Manz, the former Unilever and Diageo executive who joined Nestlé from the London Stock Exchange, suggested consumer demand will improve in the US as the year progresses as results lap last year’s reduction in food benefits under the Supplemental Nutrition Assistance Program (SNAP).
That programme had been “subsidising food purchases for about 40 million Americans”, she said, adding that RIG at the group level will be positive for each of the next three quarters.
Despite the perceived optimism, Nestlé maintained its 2024 organic growth outlook at 4%, and reiterated expectations for a “moderate increase” in the underlying trading operating profit margin. Underlying earnings per share in constant currency will rise 6-10%, unchanged from the previous guide.
RIG fell 5.8% in North America, where pricing was 3.3% and organic growth was a negative 2.5%.

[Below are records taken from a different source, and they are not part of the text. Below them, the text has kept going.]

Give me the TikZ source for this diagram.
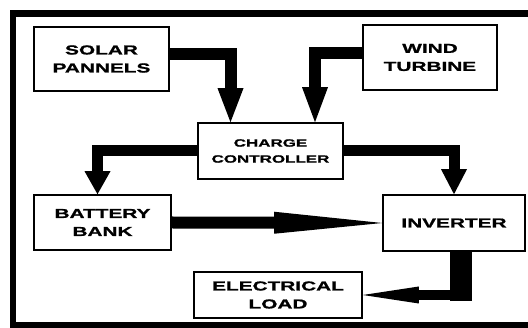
\documentclass[tikz,border=0pt]{standalone}
\usepackage{fontspec}
\newfontfamily\blockfont[FakeStretch=1.6,FakeBold=1.2]{Liberation Sans Bold}
\usetikzlibrary{arrows.meta}
\tikzset{
  block/.style={draw, line width=1.6pt, fill=white, align=center, inner sep=0pt,
    font=\blockfont\fontsize{13}{18}\selectfont},
  flow/.style={line width=12pt, line join=miter},
}
\begin{document}
\begin{tikzpicture}[x=1pt, y=-1pt]
  \useasboundingbox (0,0) rectangle (528,328);
  \clip (0,0) rectangle (528,328);
  \draw[line width=6.5pt] (13,13.5) rectangle (545,325);
  % blocks
  \node[block, minimum width=135pt, minimum height=64pt] (solar) at (101.5,59) {SOLAR\\PANNELS};
  \node[block, minimum width=134pt, minimum height=65pt] (wind) at (430,57.5) {WIND\\TURBINE};
  \node[block, minimum width=145pt, minimum height=56pt,
    font=\blockfont\fontsize{10.6}{16}\selectfont] (cc) at (270.5,151) {CHARGE\\CONTROLLER};
  \node[block, minimum width=137pt, minimum height=55pt] (battery) at (102.5,222.5) {BATTERY\\BANK};
  \node[block, minimum width=142pt, minimum height=56pt] (inverter) at (454,223) {INVERTER};
  \node[block, minimum width=168pt, minimum height=46pt] (load) at (278,295) {ELECTRICAL\\LOAD};
  % power flow
  \draw[flow, -{Triangle[width=26pt,length=34pt,line width=0pt]}] ([yshift=5pt]solar.east) -| ([xshift=-40pt]cc.north);
  \draw[flow, -{Triangle[width=26pt,length=35pt,line width=0pt]}] ([yshift=4.5pt]wind.west) -| ([xshift=44.5pt]cc.north);
  \draw[flow, line width=11pt, -{Triangle[width=26pt,length=23pt,line width=0pt]}] (cc.west) -| ([xshift=-5pt]battery.north);
  \draw[flow, line width=11pt, -{Triangle[width=26pt,length=25pt,line width=0pt]}] (cc.east) -| (inverter.north);
  \draw[flow, -{Triangle[width=22pt,length=108pt,line width=0pt]}] (battery.east) -- (inverter.west);
  \draw[line width=22pt] ([xshift=7pt]inverter.south) -- ++(0,49);
  \draw[flow, line width=10pt, -{Triangle[width=17pt,length=56pt,line width=0pt]}] ([xshift=7pt]inverter.south) |- (load.east);
\end{tikzpicture}
\end{document}
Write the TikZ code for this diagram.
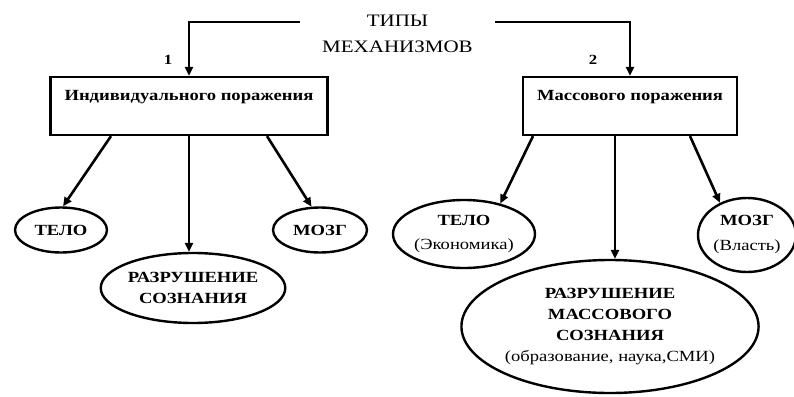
\documentclass[tikz,border=0pt]{standalone}
\usepackage{fontspec}
\setmainfont{Liberation Serif}[FakeStretch=1.2]
\usetikzlibrary{arrows.meta,shapes.geometric}
\begin{document}
\begin{tikzpicture}[x=1pt,y=-1pt,
  arr/.style={line width=2.6pt,-{Triangle[length=9pt,width=8pt]}},
  box/.style={draw,line width=2.2pt,rectangle,inner sep=0pt,minimum height=58pt,
    text height=10pt,text depth=22pt,font=\fontsize{15.5}{17}\selectfont\bfseries},
  oval/.style={draw,line width=2.4pt,ellipse,inner sep=0pt,align=center,
    font=\fontsize{15.5}{21}\selectfont\bfseries},
  num/.style={font=\fontsize{14}{16}\selectfont\bfseries},
  ttl/.style={align=center,minimum width=195pt,inner sep=0pt,
    font=\fontsize{17.5}{26}\selectfont}]
\useasboundingbox (0,0) rectangle (794,396);
\fill[white] (0,0) rectangle (794,396);

\node[ttl] (title) at (397.5,34) {ТИПЫ\\МЕХАНИЗМОВ};
\node[num] (n1) at (168,60) {1};
\node[num] (n2) at (593,60) {2};

\node[box,minimum width=277pt] (lbox) at (189,106) {Индивидуального поражения};
\node[box,minimum width=214pt] (rbox) at (630,106) {Массового поражения};

\node[oval,minimum width=92pt,minimum height=45pt] (ltelo) at (61,230) {ТЕЛО};
\node[oval,minimum width=94pt,minimum height=45pt] (lmozg) at (320,230) {МОЗГ};
\node[oval,minimum width=182pt,minimum height=70pt] (lsoz) at (193,288) {РАЗРУШЕНИЕ\\СОЗНАНИЯ};

\node[oval,minimum width=142pt,minimum height=68pt,font=\fontsize{15.5}{24}\selectfont\bfseries] (rtelo) at (464,234) {ТЕЛО\\{\mdseries (Экономика)}};
\node[oval,minimum width=98pt,minimum height=74pt,font=\fontsize{15.5}{25}\selectfont\bfseries] (rmozg) at (747,235) {МОЗГ\\{\mdseries (Власть)}};
\node[oval,minimum width=255pt,minimum height=133pt] (rsoz) at (610,326.5)
  {РАЗРУШЕНИЕ\\МАССОВОГО\\СОЗНАНИЯ\\{\mdseries (образование, наука,СМИ)}};

\draw[arr] ([yshift=12pt]title.west) -| (lbox.north);
\draw[arr] ([yshift=12pt]title.east) -| (rbox.north);

\coordinate (lm) at (lbox.south);
\draw[arr] ([xshift=-78pt]lbox.south) -- (ltelo.85);
\draw[arr] (lm) -- (lm |- lsoz.north);
\draw[arr] ([xshift=78pt]lbox.south) -- (lmozg.110);

\coordinate (rm) at ([xshift=-15pt]rbox.south);
\draw[arr] ([xshift=-97pt]rbox.south) -- (rtelo.40);
\draw[arr] (rm) -- (rm |- rsoz.north);
\draw[arr] ([xshift=60pt]rbox.south) -- (rmozg.130);
\end{tikzpicture}
\end{document}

Manz said the combination of inflation and the reduction in SNAP benefits meant low-income consumers in the US had seen a “decrease in purchasing power of about 50%”, which particularly hit the frozen food category.
“The things that make me feel good and why we're seeing improving performance through the quarter is that we've got a very strong innovation pipeline. There's a lot to come particularly on frozen, which is a high innovation category,” she said.
Schneider added that Nestlé’s advertising and market spending will also support volumes going forward.
“We've been essentially on the accelerator since Q2 last year, accelerating all throughout the first quarter,” he said. “We're seeing improving market-share trends, in particular around the billionaire brands, and that is another initiative we have to focus on more strongly.”
Pricing, however, remains in the domain for now with first-quarter increases ranging from 3.3% in North America to 4.6% in Europe.
“We still expect moderate positive pricing for the year 2024,” Schneider said.
“Having said that, with our different cycles of different commodities and input costs in different geographies, pricing going forward will have to be a lot more nuanced than what we had in the past.
“You will see some categories and geographies with continued pricing in a very targeted specific way. And others where we may have to hold steady or even retreat slightly on pricing in order to stay in the game and competitive.”